A few questions if you don't mind...
You mentioned the ability to debug from telemetry and send commands to do stuff like turn off misbehaving peripherals. Do you also have the ability to flash new code to the sats while they are in space (to fix a particularly nasty bug, for example)?
What did you (the builders of the cubesats) see as the biggest risks to mission success? How did you prioritize and mitigate those risks?
Any idea how many hours went into each sat from start to finish?
Is there anything you'd change with the experience you gained and with the technology available if you were building the same functionality starting today? Is anything easier about building a cubesat in 2020?
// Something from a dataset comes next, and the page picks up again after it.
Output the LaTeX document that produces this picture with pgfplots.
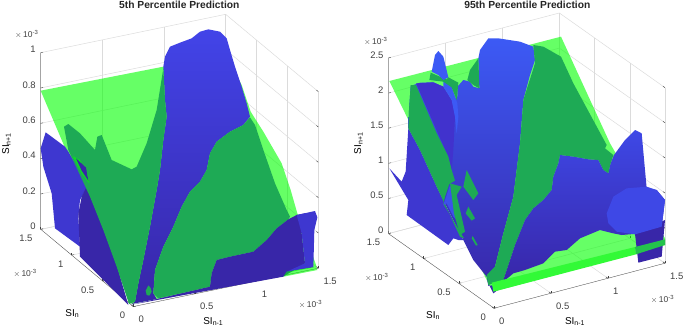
\documentclass[border=0pt]{standalone}
\usepackage{pgfplots}
\pgfplotsset{compat=1.18}
\usepackage{fontspec}
\setmainfont{Liberation Sans}
\definecolor{lg}{RGB}{0,255,0}
\definecolor{bb}{RGB}{66,68,232}
\definecolor{rb}{RGB}{60,90,245}
\definecolor{rc}{RGB}{62,72,230}
\definecolor{mb}{RGB}{62,55,208}
\definecolor{pb}{RGB}{65,50,205}
\definecolor{db}{RGB}{56,38,168}
\definecolor{dg}{RGB}{30,170,85}
\definecolor{bg}{RGB}{50,250,55}
\definecolor{tk}{RGB}{64,64,64}
\tikzset{sc/.style={font=\fontsize{8.5}{8.5}\selectfont,text=tk,inner sep=0pt,anchor=west}}
\pgfplotsset{
 box3d/.style={
  axis line style={draw=none},
  grid=major, grid style={black!14,line width=0.5pt},
  tick style={tk,line width=0.4pt},tick align=inside,major tick length=2.5bp,
  xtick pos=left,ytick pos=left,ztick pos=left,
  xtick={0,0.5,1,1.5},ytick={0,0.5,1,1.5},
  xticklabels={0,0.5,1,1.5},yticklabels={0,0.5,1,1.5},
  scaled ticks=false,
  xmin=0,xmax=1.5,ymin=0,ymax=1.5,zmin=0,
  ticklabel style={font=\fontsize{9.5}{9.5}\selectfont,text=tk,inner sep=0pt},
  label style={font=\fontsize{11.5}{11.5}\selectfont,text=black!85,inner sep=0pt},
  xticklabel style={anchor=west,xshift=5bp,yshift=-12.7bp},
  yticklabel style={anchor=east,xshift=-8bp,yshift=-9bp},
  zticklabel style={anchor=east,xshift=-4.7bp,yshift=3bp},
 },
 over/.style={scale only axis,hide axis,clip=false,ymin=0,ymax=993,y dir=reverse,height=331bp,anchor=south west},
 g/.style={draw=none,fill=lg,fill opacity=0.6},
 c/.style={draw=none,fill=#1},
}
\newcommand{\sca}{$\times$\,10\textsuperscript{-3}}
\begin{document}
\begin{tikzpicture}[x=1bp,y=1bp]
\useasboundingbox (0,0) rectangle (685,331);
% ------- left box
\begin{axis}[box3d,at={(133.33bp,24.33bp)},anchor=origin,
  x={(123.33bp,25.56bp)},y={(-61.78bp,51.56bp)},z={(0bp,176.67bp)},
  zmax=1,ztick={0,0.2,0.4,0.6,0.8,1},zticklabels={0,0.2,0.4,0.6,0.8,1},
  xlabel={SI\textsubscript{n-1}},ylabel={SI\textsubscript{n}},zlabel={SI\textsubscript{n+1}},
  every axis x label/.style={at={(axis cs:0,0,0)},anchor=center,xshift=80bp,yshift=-15bp},
  every axis y label/.style={at={(axis cs:0,0,0)},anchor=center,xshift=-61bp,yshift=-7bp},
  every axis z label/.style={at={(axis cs:0,0,0)},anchor=center,xshift=-127bp,yshift=163bp,rotate=90},
]
\addplot3[tk,line width=0.5pt] coordinates {(0,0,0)(1.5,0,0)};
\addplot3[tk,line width=0.5pt] coordinates {(0,0,0)(0,1.5,0)};
\addplot3[tk,line width=0.5pt] coordinates {(0,1.5,0)(0,1.5,1)};
\end{axis}
% ------- left surfaces (traced outlines, 3x image coordinates)
\begin{axis}[over,at={(0,0)},width=340bp,xmin=0,xmax=1020]
\addplot[g] coordinates {(122,272)(490,200)(677,162)(725,255)(752,335)(790,395)(845,490)(872,570)(892,640)(950,800)(395,912)} --cycle;
% left wing
\addplot[c=mb] coordinates {(122,445)(137,397)(195,440)(205,455)(245,525)(262,560)(240,600)(235,650)(240,740)(165,685)(155,580)(130,500)} --cycle;
\addplot[c=db] coordinates {(262,555)(300,640)(340,760)(385,915)(300,830)(240,770)(235,640)(245,590)} --cycle;
% central strip and lobe
\addplot[draw=none,top color=bb,bottom color=db] coordinates {(490,200)(495,170)(510,140)(540,128)(575,115)(600,95)(625,88)(660,95)(680,115)(690,150)(705,200)(725,260)(740,310)(750,350)(730,375)(690,395)(650,425)(630,460)(620,510)(600,545)(570,575)(545,620)(520,680)(490,740)(465,810)(460,880)(470,897)(395,912)(405,905)(415,850)(430,780)(450,680)(470,570)(480,510)(490,420)(500,350)(495,300)} --cycle;
% dark green left
\addplot[c=dg] coordinates {(490,205)(495,300)(500,350)(490,420)(480,510)(470,570)(450,680)(430,780)(415,850)(405,905)(387,912)(350,800)(310,690)(270,590)(240,525)(205,450)(192,380)(205,372)(240,400)(285,450)(292,410)(305,405)(335,480)(395,508)(410,500)(440,430)(470,330)} --cycle;
\addplot[g] coordinates {(218,468)(240,480)(262,520)(268,550)(245,520)} --cycle;
\addplot[c=db] coordinates {(228,475)(258,503)(265,542)(245,512)} --cycle;
% dark green right
\addplot[c=dg] coordinates {(750,352)(730,375)(690,395)(650,425)(630,460)(620,510)(600,545)(570,575)(545,620)(520,680)(490,740)(465,810)(460,880)(475,895)(630,860)(635,820)(650,780)(690,770)(760,755)(800,720)(830,685)(865,658)(870,650)(860,630)(825,550)(790,450)(765,375)} --cycle;
\addplot[c=dg] coordinates {(445,856)(452,864)(455,875)(448,887)(440,885)(437,872)} --cycle;
% dark lower right
\addplot[c=db] coordinates {(395,914)(470,897)(630,860)(635,820)(650,780)(690,770)(760,755)(800,720)(830,685)(865,658)(890,645)(915,640)(905,700)(915,790)(850,830)} --cycle;
\addplot[c=mb] coordinates {(890,645)(945,633)(952,652)(943,690)(940,802)(860,815)(915,790)(905,700)} --cycle;
\addplot[g] coordinates {(860,815)(948,800)(952,810)(850,830)} --cycle;
% title and scale notes
\node[sc] at (axis cs:45,103) {\sca};
\node[sc] at (axis cs:40,820) {\sca};
\node[sc] at (axis cs:896,912) {\sca};
\node[font=\bfseries\fontsize{10.3}{10.3}\selectfont,text=black!85] at (axis cs:538,15) {5th Percentile Prediction};
\end{axis}
% ------- right box
\begin{axis}[box3d,at={(494bp,22.67bp)},anchor=origin,
  x={(114bp,30bp)},y={(-70.44bp,49.78bp)},z={(0bp,70.27bp)},
  zmax=2.5,ztick={0,0.5,1,1.5,2,2.5},zticklabels={0,0.5,1,1.5,2,2.5},
  xlabel={SI\textsubscript{n-1}},ylabel={SI\textsubscript{n}},zlabel={SI\textsubscript{n+1}},
  every axis x label/.style={at={(axis cs:0,0,0)},anchor=center,xshift=81bp,yshift=-13bp},
  every axis y label/.style={at={(axis cs:0,0,0)},anchor=center,xshift=-61bp,yshift=-7bp},
  every axis z label/.style={at={(axis cs:0,0,0)},anchor=center,xshift=-135.7bp,yshift=165bp,rotate=90},
]
\addplot3[tk,line width=0.5pt] coordinates {(0,0,0)(1.5,0,0)};
\addplot3[tk,line width=0.5pt] coordinates {(0,0,0)(0,1.5,0)};
\addplot3[black!45,line width=1.1pt] coordinates {(0,1.5,0)(0,1.5,2.5)};
\end{axis}
% ------- right surfaces
\begin{axis}[over,at={(340bp,0)},width=345bp,xmin=0,xmax=1035]
\addplot[g] coordinates {(148,243)(663,110)(810,430)(975,715)(975,735)(460,875)(445,850)} --cycle;
% left wing
\addplot[c=mb] coordinates {(148,505)(185,545)(197,515)(205,385)(240,450)(290,560)(370,720)(355,720)(340,715)(325,735)(200,645)(205,600)} --cycle;
% big central blue
\addplot[draw=none,top color=rb,middle color=mb,bottom color=db] coordinates {(205,385)(207,330)(212,258)(240,248)(280,247)(310,260)(335,300)(352,290)(352,260)(370,240)(390,245)(400,260)(418,265)(415,175)(420,150)(445,115)(475,115)(540,125)(580,140)(585,180)(570,225)(550,300)(540,430)(520,590)(490,700)(465,800)(445,830)(445,850)(460,880)(480,865)(490,850)(445,858)(440,830)(400,780)(370,720)(290,560)(240,450)} --cycle;
\addplot[c=pb] coordinates {(228,250)(280,247)(310,260)(335,300)(345,350)(340,450)(335,510)(325,470)} --cycle;
\addplot[c=rb] coordinates {(310,240)(335,260)(352,310)(355,350)(350,400)(345,350)(335,300)(310,260)} --cycle;
% top-left small lobe and patches
\addplot[c=dg] coordinates {(272,218)(295,228)(320,238)(325,232)(355,248)(350,300)(335,262)(310,245)(268,240)} --cycle;
\addplot[c=rb] coordinates {(275,215)(285,165)(295,153)(310,170)(325,232)(310,240)(295,225)} --cycle;
\addplot[c=dg] coordinates {(415,175)(390,210)(382,240)(400,255)(418,265)} --cycle;
% diagonal band
\addplot[c=dg] coordinates {(212,255)(228,255)(290,400)(325,470)(335,510)(345,542)(328,552)(315,590)(310,612)(345,670)(372,715)(360,710)(290,560)(240,450)(205,385)(207,330)} --cycle;
\addplot[c=rb!70!mb] coordinates {(310,615)(330,555)(342,580)(352,660)(340,650)(320,610)} --cycle;
\addplot[c=dg] coordinates {(330,550)(365,560)(350,585)(375,695)(360,705)(342,640)} --cycle;
\addplot[c=dg] coordinates {(380,510)(415,580)(400,600)(370,560)} --cycle;
\addplot[c=dg] coordinates {(385,620)(405,655)(395,662)(377,640)} --cycle;
\addplot[c=dg] coordinates {(398,708)(413,735)(408,737)(395,715)} --cycle;
% dark green central
\addplot[c=dg] coordinates {(580,135)(610,140)(663,170)(700,250)(800,435)(795,445)(820,465)(812,490)(805,520)(790,510)(775,480)(745,478)(700,470)(660,465)(655,490)(640,530)(635,570)(610,600)(580,625)(555,660)(525,735)(490,840)(445,855)(440,825)(465,800)(490,700)(520,590)(540,430)(550,300)(585,190)} --cycle;
% right blue
\addplot[draw=none,top color=rc,bottom color=db] coordinates {(490,840)(525,735)(555,660)(580,625)(610,600)(635,570)(640,530)(655,490)(660,465)(700,470)(745,478)(775,480)(790,510)(805,520)(812,490)(822,465)(855,420)(885,390)(905,400)(920,565)(950,570)(975,600)(965,680)(880,702)(845,705)(820,700)(780,690)(720,715)(680,750)(645,755)(610,790)(555,810)(520,820)(490,845)} --cycle;
\addplot[c=db] coordinates {(885,702)(975,660)(965,770)(895,788)} --cycle;
\addplot[c=rc] coordinates {(800,640)(820,590)(860,565)(920,560)(950,570)(975,600)(965,680)(885,703)(830,695)(805,670)} --cycle;
% bright band
\addplot[draw=none,fill=bg] coordinates {(455,848)(885,741)(888,763)(460,875)} --cycle;
\addplot[draw=none,fill=dg!70!bg] coordinates {(885,741)(975,718)(975,735)(888,763)} --cycle;
\node[sc] at (axis cs:72,123) {\sca};
\node[sc] at (axis cs:75,832) {\sca};
\node[sc] at (axis cs:932,897) {\sca};
\node[font=\bfseries\fontsize{10.3}{10.3}\selectfont,text=black!85] at (axis cs:562,15) {95th Percentile Prediction};
\end{axis}
\end{tikzpicture}
\end{document}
So: reflashing was the one thing we couldn't do from the ground, the uplink bandwidth (5 baud) makes it impossible to push significant amounts of code (ROM image was ~35k for the first deployment) during a pass where the satellite is communicable, and flash memory has an unfortunate sensitivity to radiation when the programming voltage is applied. We calculated that we would end up with a bit corruption approx every 1000 bits. For this reason we also used ferromagnetic storage for data.
Risk management: launching a brick was the biggest risk (total mission failure) - deployment is the most complex part of the process (actual moving parts, battery condition after months of storage, interaction with launching pod, etc.) and there is significant empirical evidence that this is where many other cubesats have failed. After that, ongoing ability to provide the primary mission function: telemetry for schools, then secondary function: the ham radio transponder. We also knew that this was not our only chance, additional launches were coming along, which provided mitigation through learning cycles too.
Technically, we didn't have a formal risk management process (the joy of amateur work), and cubesats are specifically aimed at higher risk experimental stuff through reduced costs. We did have a lot of testing from experienced colleagues at our launch partner company which provided a good deal of confidence (well placed I think - we have never had a catastrophic problem so far).
Hours - wow, in the low thousands I think over the 4 years of sporadic working and several people, I suspect the project managers know better than I :)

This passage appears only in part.